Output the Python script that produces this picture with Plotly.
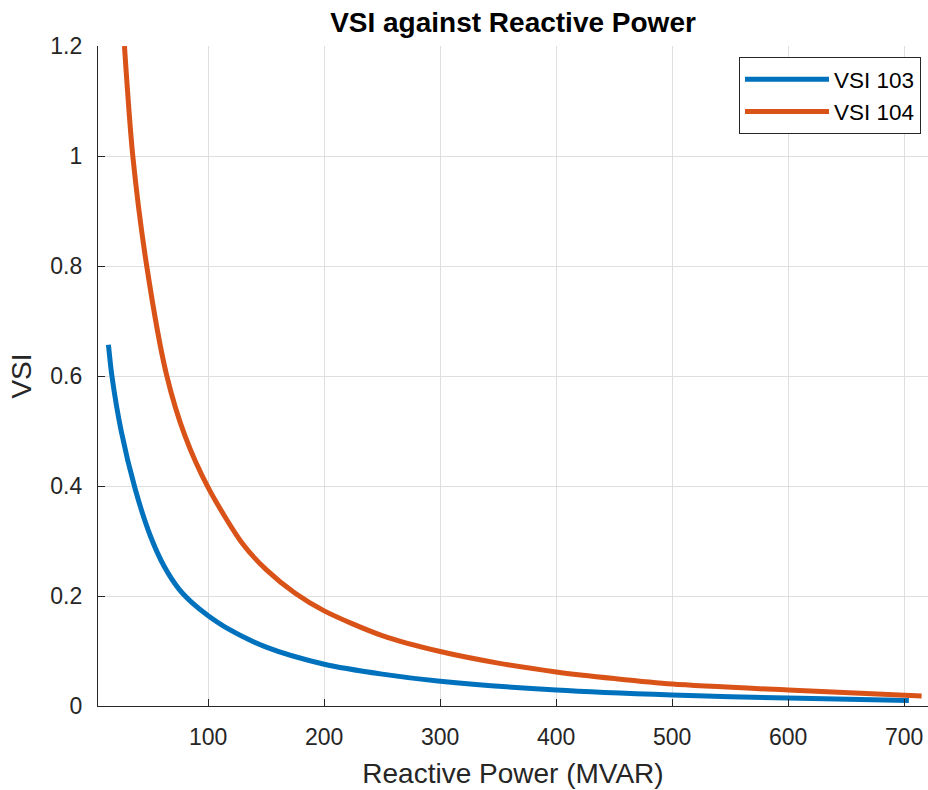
import plotly.graph_objects as go

# VSI 103 (blue)
q_103 = [14, 17, 25, 37, 50, 62, 75, 87, 100, 115, 150, 200, 250, 300, 400, 500, 600, 704]
vsi_103 = [0.657, 0.60, 0.50, 0.395, 0.31, 0.254, 0.212, 0.186, 0.164, 0.143, 0.107, 0.076, 0.058, 0.045, 0.029, 0.020, 0.0145, 0.0099]

# VSI 104 (orange)
q_104 = [27.8, 35, 47, 64, 80, 100, 130, 150, 175, 200, 250, 300, 350, 400, 450, 500, 600, 715]
vsi_104 = [1.20, 1.00, 0.80, 0.603, 0.491, 0.397, 0.294, 0.248, 0.205, 0.173, 0.128, 0.099, 0.078, 0.062, 0.050, 0.040, 0.029, 0.018]

series_names = ["VSI 103", "VSI 104"]
series_colors = ["#0072BD", "#D95319"]

x_ticks = [100, 200, 300, 400, 500, 600, 700]
y_ticks = [0, 0.2, 0.4, 0.6, 0.8, 1.0, 1.2]

FONT = "Liberation Sans, Arial, Helvetica, sans-serif"
AX = "#262626"
GRID = "#dfdfdf"

fig = go.Figure()
for xs, ys, name, col in [(q_103, vsi_103, series_names[0], series_colors[0]),
                          (q_104, vsi_104, series_names[1], series_colors[1])]:
    fig.add_trace(go.Scatter(x=xs, y=ys, mode="lines", name=name,
                             line=dict(color=col, width=5, shape="spline", smoothing=0.8)))

fig.update_layout(
    width=928, height=790,
    margin=dict(l=98, r=0, t=46, b=84),
    paper_bgcolor="white", plot_bgcolor="white",
    font=dict(family=FONT, color=AX, size=23),
    title=dict(text="<b>VSI against Reactive Power</b>", x=(98 + 928) / 2 / 928, xanchor="center",
               y=1 - 22 / 790, yanchor="middle", yref="container",
               font=dict(family=FONT, size=28, color="#000000")),
    showlegend=True,
    legend=dict(x=(739 - 98) / 830, y=1 - (57 - 46) / 660, xanchor="left", yanchor="top",
                bgcolor="white", bordercolor=AX, borderwidth=1,
                font=dict(family=FONT, size=22.5, color="#000000"),
                itemwidth=84, tracegroupgap=0),
)
fig.update_xaxes(range=[5, 720.5], tickvals=x_ticks, ticks="inside", ticklen=7, tickcolor=AX,
                 showline=True, linecolor=AX, linewidth=1.2, mirror=False,
                 showgrid=True, gridcolor=GRID, gridwidth=1, zeroline=False,
                 tickfont=dict(size=23, color=AX), ticklabelstandoff=10,
                 title=dict(text="Reactive Power (MVAR)", font=dict(size=28, color=AX), standoff=14))
fig.update_yaxes(range=[0, 1.2], tickvals=y_ticks, ticktext=["0", "0.2", "0.4", "0.6", "0.8", "1", "1.2"],
                 ticks="inside", ticklen=7, tickcolor=AX,
                 showline=True, linecolor=AX, linewidth=1.2, mirror=False,
                 showgrid=True, gridcolor=GRID, gridwidth=1, zeroline=False,
                 tickfont=dict(size=23, color=AX), ticklabelstandoff=10,
                 title=dict(text="VSI", font=dict(size=28, color=AX), standoff=10))

fig.write_html("out.html")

WHAT TO DO = Restate the full listing verbatim and drop every picture.

REPLY TO THE TASK =
Output the Python script that produces this picture with Plotly.
import plotly.graph_objects as go

# VSI 103 (blue)
q_103 = [14, 17, 25, 37, 50, 62, 75, 87, 100, 115, 150, 200, 250, 300, 400, 500, 600, 704]
vsi_103 = [0.657, 0.60, 0.50, 0.395, 0.31, 0.254, 0.212, 0.186, 0.164, 0.143, 0.107, 0.076, 0.058, 0.045, 0.029, 0.020, 0.0145, 0.0099]

# VSI 104 (orange)
q_104 = [27.8, 35, 47, 64, 80, 100, 130, 150, 175, 200, 250, 300, 350, 400, 450, 500, 600, 715]
vsi_104 = [1.20, 1.00, 0.80, 0.603, 0.491, 0.397, 0.294, 0.248, 0.205, 0.173, 0.128, 0.099, 0.078, 0.062, 0.050, 0.040, 0.029, 0.018]

series_names = ["VSI 103", "VSI 104"]
series_colors = ["#0072BD", "#D95319"]

x_ticks = [100, 200, 300, 400, 500, 600, 700]
y_ticks = [0, 0.2, 0.4, 0.6, 0.8, 1.0, 1.2]

FONT = "Liberation Sans, Arial, Helvetica, sans-serif"
AX = "#262626"
GRID = "#dfdfdf"

fig = go.Figure()
for xs, ys, name, col in [(q_103, vsi_103, series_names[0], series_colors[0]),
                          (q_104, vsi_104, series_names[1], series_colors[1])]:
    fig.add_trace(go.Scatter(x=xs, y=ys, mode="lines", name=name,
                             line=dict(color=col, width=5, shape="spline", smoothing=0.8)))

fig.update_layout(
    width=928, height=790,
    margin=dict(l=98, r=0, t=46, b=84),
    paper_bgcolor="white", plot_bgcolor="white",
    font=dict(family=FONT, color=AX, size=23),
    title=dict(text="<b>VSI against Reactive Power</b>", x=(98 + 928) / 2 / 928, xanchor="center",
               y=1 - 22 / 790, yanchor="middle", yref="container",
               font=dict(family=FONT, size=28, color="#000000")),
    showlegend=True,
    legend=dict(x=(739 - 98) / 830, y=1 - (57 - 46) / 660, xanchor="left", yanchor="top",
                bgcolor="white", bordercolor=AX, borderwidth=1,
                font=dict(family=FONT, size=22.5, color="#000000"),
                itemwidth=84, tracegroupgap=0),
)
fig.update_xaxes(range=[5, 720.5], tickvals=x_ticks, ticks="inside", ticklen=7, tickcolor=AX,
                 showline=True, linecolor=AX, linewidth=1.2, mirror=False,
                 showgrid=True, gridcolor=GRID, gridwidth=1, zeroline=False,
                 tickfont=dict(size=23, color=AX), ticklabelstandoff=10,
                 title=dict(text="Reactive Power (MVAR)", font=dict(size=28, color=AX), standoff=14))
fig.update_yaxes(range=[0, 1.2], tickvals=y_ticks, ticktext=["0", "0.2", "0.4", "0.6", "0.8", "1", "1.2"],
                 ticks="inside", ticklen=7, tickcolor=AX,
                 showline=True, linecolor=AX, linewidth=1.2, mirror=False,
                 showgrid=True, gridcolor=GRID, gridwidth=1, zeroline=False,
                 tickfont=dict(size=23, color=AX), ticklabelstandoff=10,
                 title=dict(text="VSI", font=dict(size=28, color=AX), standoff=10))

fig.write_html("out.html")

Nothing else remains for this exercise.